Political parties thus will then be under no obligation to disclose any donation or contribution that they receive at all, unless it is made electronically or through cheques. "This is not a step forward in political party funding but a leap backward into the era of secrecy ordained by law," says Nayak.

A study by ADR showed that the majority of funding across all political parties was through "unknown sources". The fact is parties can voluntarily declare details of every rupee they receive, and how they spend it. But, that political will is missing.
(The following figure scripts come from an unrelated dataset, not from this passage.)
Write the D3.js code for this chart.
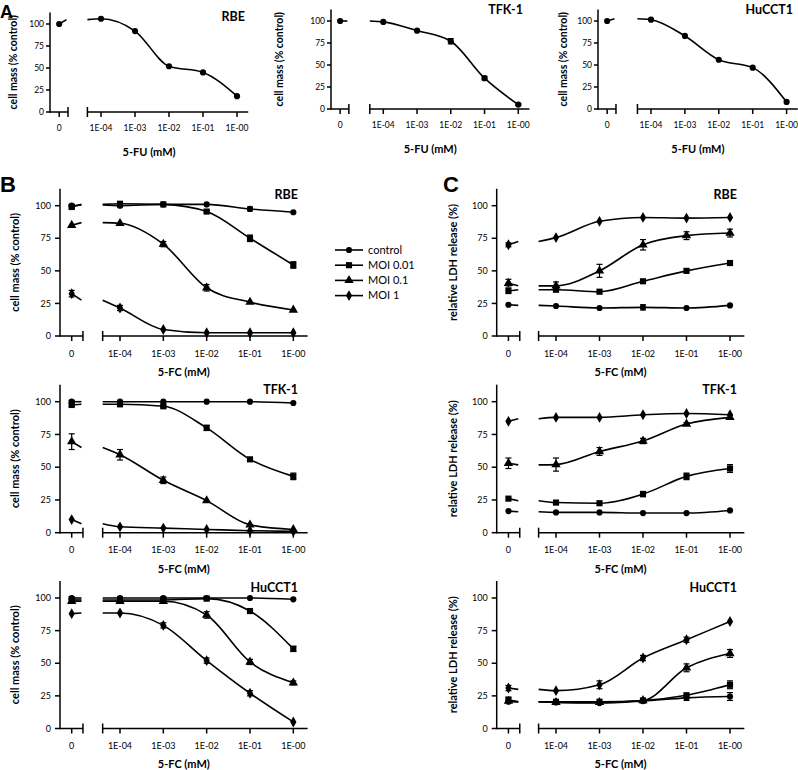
<!DOCTYPE html>
<html><head><meta charset="utf-8">
<script src="https://cdn.jsdelivr.net/npm/d3@7"></script>
<style>body{margin:0;background:#fff}svg{display:block}</style>
</head><body><svg id="c" width="798" height="770"></svg>
<script>
// ---------- DATA ----------
const doseLabels = ["0","1E-04","1E-03","1E-02","1E-01","1E-00"];
const doseValues = [0, 1e-4, 1e-3, 1e-2, 1e-1, 1];
const yTicks = [0,25,50,75,100];
const cellLines = ["RBE","TFK-1","HuCCT1"];
const seriesNames = ["control","MOI 0.01","MOI 0.1","MOI 1"];

// Panel A (5-FU): values at doses [0, 1E-04 .. 1E-00], error, fitted value at low end of the log axis
const fuRBE = [100,106,92,52,45,18];   const fuRBEErr = [0,0,0,0,0,0];
const fuTFK = [100,99,89,77,35,5];     const fuTFKErr = [0,0,0,3,2,1];
const fuHu  = [100,101.5,83,56,47,8];  const fuHuErr  = [0,0,0,0,0,0];
const fuLow = [105,100,102.5];

// Panel B (5-FC, cell mass): rows = control, MOI 0.01, MOI 0.1, MOI 1
const cmRBE = [[100,100,101,101,97.5,95],[99,101.5,101,95.5,75,54.5],[85,86.5,70.5,37,26,20],[32.5,21.5,5,2.5,2.5,2.5]];
const cmRBEErr = [[1,1,0,0,1.5,0],[1,1.5,0,1,2.5,2.5],[0,0,2,2.5,0,0],[2.5,2,0,0,0,0]];
const cmRBELow = [100.5,101,87,27.5];
const cmTFK = [[100,100,100,100,100,99],[97.5,98,96.5,80,56,43],[69.5,59.5,40,24.5,6,2.5],[10,4.5,3.5,2.5,1.5,1]];
const cmTFKErr = [[1,0,0,0,0,0],[1,1,1,2,1,2.5],[6,4,2.5,0,0,0],[0,0,0,0,0,0]];
const cmTFKLow = [100,98,65,6.8];
const cmHu = [[100,100,100,100,100,99],[98.5,98.5,98.5,99.5,90,61],[97.5,97.5,97.5,87,51,35],[88,88.5,79,52,27,5]];
const cmHuErr = [[1,1,1,1,0,0],[1,1,1,1,1,2],[1,1,1.5,2.5,2,1.5],[0,0,2,2,2,0]];
const cmHuLow = [100,98.5,97.5,88.5];

// Panel C (5-FC, relative LDH release)
const ldhRBE = [[24,23,21.5,22,21.5,23.5],[34.5,35.5,34,42,50,56],[40.5,38.5,50,70,77,79],[70,75.5,88,91,90.5,91]];
const ldhRBEErr = [[0,0,0,2,0,0],[0,0,0,0,0,0],[3,3,5,4,3,3],[1.5,0,0,0,0,0]];
const ldhRBELow = [23.5,35.5,38.5,72.5];
const ldhTFK = [[16.5,15.5,15.5,15,15,17],[26,23,22.5,29.5,43,49],[53,52,62,70,83,88],[85,88,88,90,91,90]];
const ldhTFKErr = [[0,0,0,0,0,0],[0,0,0,2,2.5,3],[4,5,3,2,1,1.5],[0,0,0,0,0,0]];
const ldhTFKLow = [16,24.4,51.8,87];
const ldhHu = [[20.5,20,19.5,21,23.5,24.5],[22,20.5,20.5,21.5,25.5,33.5],[21,20,20,21.5,46.5,57.5],[31,29,33.5,54,68,82]];
const ldhHuErr = [[0,0,0,0,2,3],[2,0,0,0,0,3],[0,0,0,0,3,3],[2,0,3,2,2,0]];
const ldhHuLow = [20.5,20.5,20.5,30];

// ---------- DRAWING ----------
const svg = d3.select("#c");
const FONT = "Lato, 'Open Sans', sans-serif";
const symbolTypes = [d3.symbolCircle, d3.symbolSquare, d3.symbolTriangle, d3.symbolDiamond];
const symbolSizes = [30, 38, 38, 34];

function panel(cfg, vals, errs, lows, syms) {
  const g = svg.append("g");
  const y = d3.scaleLinear().domain([0,100]).range([cfg.y0, cfg.y100]);
  const x = d3.scaleLog().domain([1e-4, 1]).range([cfg.tick1, cfg.tick1 + 4*cfg.step]);
  const lowDose = Math.pow(10,-4.4), highDose = Math.pow(10,0.33);
  const zeroX = cfg.axisX + 0.27*cfg.step;
  const segEnd = cfg.axisX + 0.53*cfg.step;
  const mainStart = x(lowDose), mainEnd = x(highDose);
  const px = (i) => i === 0 ? zeroX : x(doseValues[i]);
  const ax = g.append("g").attr("stroke","#000").attr("stroke-width",1.5).attr("fill","none");
  ax.append("line").attr("x1",cfg.axisX).attr("x2",cfg.axisX).attr("y1",y(cfg.topVal)).attr("y2",cfg.y0+0.75);
  yTicks.forEach(t => {
    ax.append("line").attr("x1",cfg.axisX-cfg.tl).attr("x2",cfg.axisX).attr("y1",y(t)).attr("y2",y(t));
    g.append("text").attr("x",cfg.axisX-cfg.tl-cfg.pad).attr("y",y(t)).attr("dy","0.35em")
      .attr("text-anchor","end").attr("font-family",FONT).attr("font-size",cfg.fs).text(t);
  });
  ax.append("line").attr("x1",cfg.axisX).attr("x2",segEnd).attr("y1",cfg.y0).attr("y2",cfg.y0);
  ax.append("line").attr("x1",segEnd).attr("x2",segEnd).attr("y1",cfg.y0-5).attr("y2",cfg.y0+5);
  ax.append("line").attr("x1",mainStart).attr("x2",mainEnd).attr("y1",cfg.y0).attr("y2",cfg.y0);
  ax.append("line").attr("x1",mainStart).attr("x2",mainStart).attr("y1",cfg.y0-5).attr("y2",cfg.y0+5);
  doseValues.forEach((d,i) => {
    ax.append("line").attr("x1",px(i)).attr("x2",px(i)).attr("y1",cfg.y0).attr("y2",cfg.y0+5);
    g.append("text").attr("x",px(i)).attr("y",cfg.y0+cfg.tlab).attr("dy","0.35em")
      .attr("text-anchor","middle").attr("font-family",FONT).attr("font-size",cfg.fs).text(doseLabels[i]);
  });
  g.append("text").attr("x",(cfg.axisX+mainEnd)/2).attr("y",cfg.y0+cfg.xt).attr("dy","0.35em")
    .attr("text-anchor","middle").attr("font-family",FONT).attr("font-weight","bold").attr("font-size",11).text(cfg.xTitle);
  g.append("text").attr("transform",`translate(${cfg.ylx},${(y(cfg.topVal)+cfg.y0)/2}) rotate(-90)`)
    .attr("dy","0.35em").attr("text-anchor","middle").attr("font-family",FONT).attr("font-weight","bold")
    .attr("font-size",cfg.ylfs).text(cfg.yTitle);
  g.append("text").attr("x",cfg.titleX).attr("y",cfg.titleY).attr("dy","0.35em").attr("text-anchor","end")
    .attr("font-family",FONT).attr("font-weight","bold").attr("font-size",12.5).text(cfg.title);
  const line = d3.line().x(d=>d[0]).y(d=>d[1]).curve(d3.curveMonotoneX);
  vals.forEach((v,s) => {
    const e = errs[s];
    const pts = [[mainStart, y(lows[s])]].concat(v.slice(1).map((val,i)=>[x(doseValues[i+1]), y(val)]));
    g.append("path").attr("d",line(pts)).attr("fill","none").attr("stroke","#000").attr("stroke-width",1.6);
    g.append("line").attr("x1",zeroX).attr("x2",segEnd-1.5).attr("y1",y(v[0])).attr("y2",y(lows[s]))
      .attr("stroke","#000").attr("stroke-width",1.6);
    v.forEach((val,i) => {
      const cx = px(i);
      if (e[i] > 0) {
        const eg = g.append("g").attr("stroke","#000").attr("stroke-width",1.2);
        eg.append("line").attr("x1",cx).attr("x2",cx).attr("y1",y(val-e[i])).attr("y2",y(val+e[i]));
        [val-e[i], val+e[i]].forEach(ev => eg.append("line").attr("x1",cx-3).attr("x2",cx+3).attr("y1",y(ev)).attr("y2",y(ev)));
      }
      g.append("path").attr("transform",`translate(${cx},${y(val)})`)
        .attr("d", d3.symbol().type(symbolTypes[syms[s]]).size(symbolSizes[syms[s]])()).attr("fill","#000");
    });
  });
}

const aCfg = {fs:8.5, tl:4, pad:2, tlab:16.5, xt:40, ylfs:10.5, topVal:113, xTitle:"5-FU (mM)", yTitle:"cell mass (% control)"};
panel(Object.assign({}, aCfg, {title:cellLines[0], axisX:50, tick1:101, step:34, y0:112, y100:24, titleX:245, titleY:17, ylx:13}), [fuRBE],[fuRBEErr],[fuLow[0]],[0]);
panel(Object.assign({}, aCfg, {title:cellLines[1], axisX:331, tick1:383.3, step:33.75, y0:109, y100:21, titleX:523, titleY:10, ylx:279}), [fuTFK],[fuTFKErr],[fuLow[1]],[0]);
panel(Object.assign({}, aCfg, {title:cellLines[2], axisX:598, tick1:651, step:33.9, y0:109, y100:21, titleX:793, titleY:10, ylx:563}), [fuHu],[fuHuErr],[fuLow[2]],[0]);

const bCfg = {fs:9, tl:5, pad:4, tlab:17.5, xt:36, ylfs:11, topVal:113, axisX:60, tick1:120, step:43.33, xTitle:"5-FC (mM)", yTitle:"cell mass (% control)", titleX:298, ylx:15};
const cCfg = {fs:9, tl:5, pad:4, tlab:17.5, xt:36, ylfs:11, topVal:113, axisX:496.7, tick1:556, step:43.5, xTitle:"5-FC (mM)", yTitle:"relative LDH release (%)", titleX:737, ylx:453};
const rows = [{y0:336, y100:205.7, titleY:195},{y0:532.7, y100:401.7, titleY:390},{y0:728.5, y100:598, titleY:588}];
const bData = [[cmRBE,cmRBEErr,cmRBELow],[cmTFK,cmTFKErr,cmTFKLow],[cmHu,cmHuErr,cmHuLow]];
const cData = [[ldhRBE,ldhRBEErr,ldhRBELow],[ldhTFK,ldhTFKErr,ldhTFKLow],[ldhHu,ldhHuErr,ldhHuLow]];
rows.forEach((r,i) => {
  panel(Object.assign({}, bCfg, r, {title:cellLines[i]}), bData[i][0], bData[i][1], bData[i][2], [0,1,2,3]);
  panel(Object.assign({}, cCfg, r, {title:cellLines[i]}), cData[i][0], cData[i][1], cData[i][2], [0,1,2,3]);
});

[["A",0,18,18],["B",0,192,22],["C",443,192,22]].forEach(([t,x,y,fs]) =>
  svg.append("text").attr("x",x).attr("y",y).attr("font-family","'Liberation Sans', Arial, sans-serif")
    .attr("font-weight","bold").attr("font-size",fs).text(t));

seriesNames.forEach((n,i) => {
  const ly = 250 + i*15.2;
  svg.append("line").attr("x1",335).attr("x2",363).attr("y1",ly).attr("y2",ly).attr("stroke","#000").attr("stroke-width",1.6);
  svg.append("path").attr("transform",`translate(349,${ly})`).attr("d",d3.symbol().type(symbolTypes[i]).size(symbolSizes[i])()).attr("fill","#000");
  svg.append("text").attr("x",368).attr("y",ly).attr("dy","0.35em").attr("font-family",FONT).attr("font-size",11).text(n);
});
</script></body></html>
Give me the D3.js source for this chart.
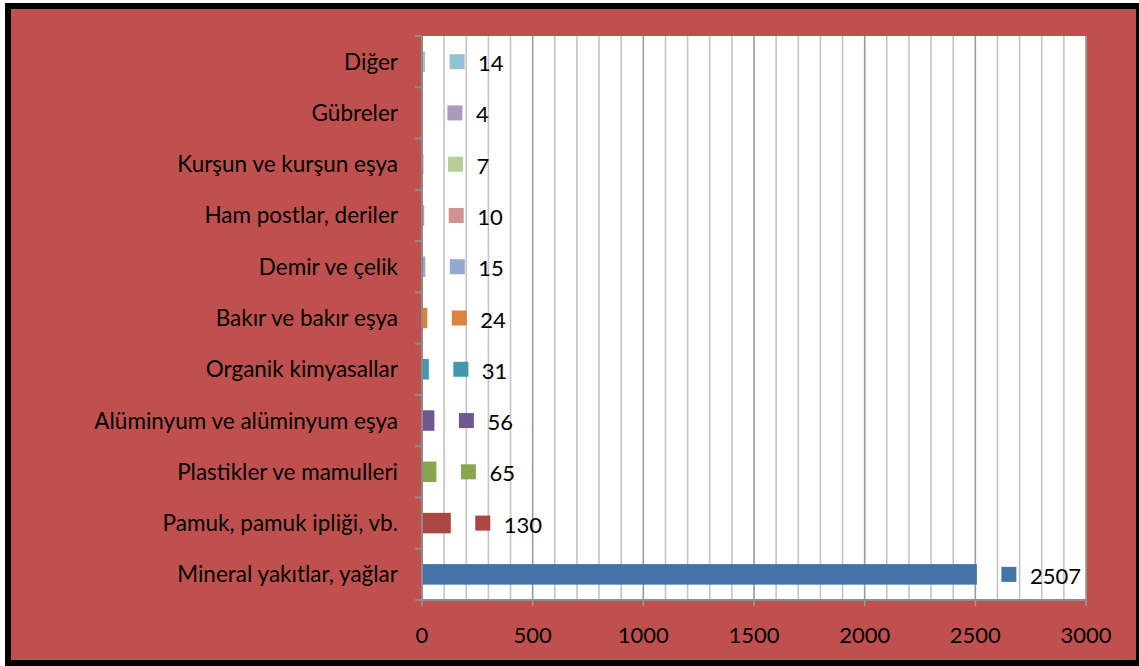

Besides, all the above arguments could still be based on the assumption that political parties maintain all the donations they receive in their book of accounts. “The Budget assumes that; however, it is believed that really is not the case in reality,” says Prof Trilochan Sastry of IIM Bangalore, who is also the Founder Member of National Election Watch and ADR. “It is important to truly trace the origin of black money,” says Sastry. Somehow it doesn't seem like that puzzle will be solved soon.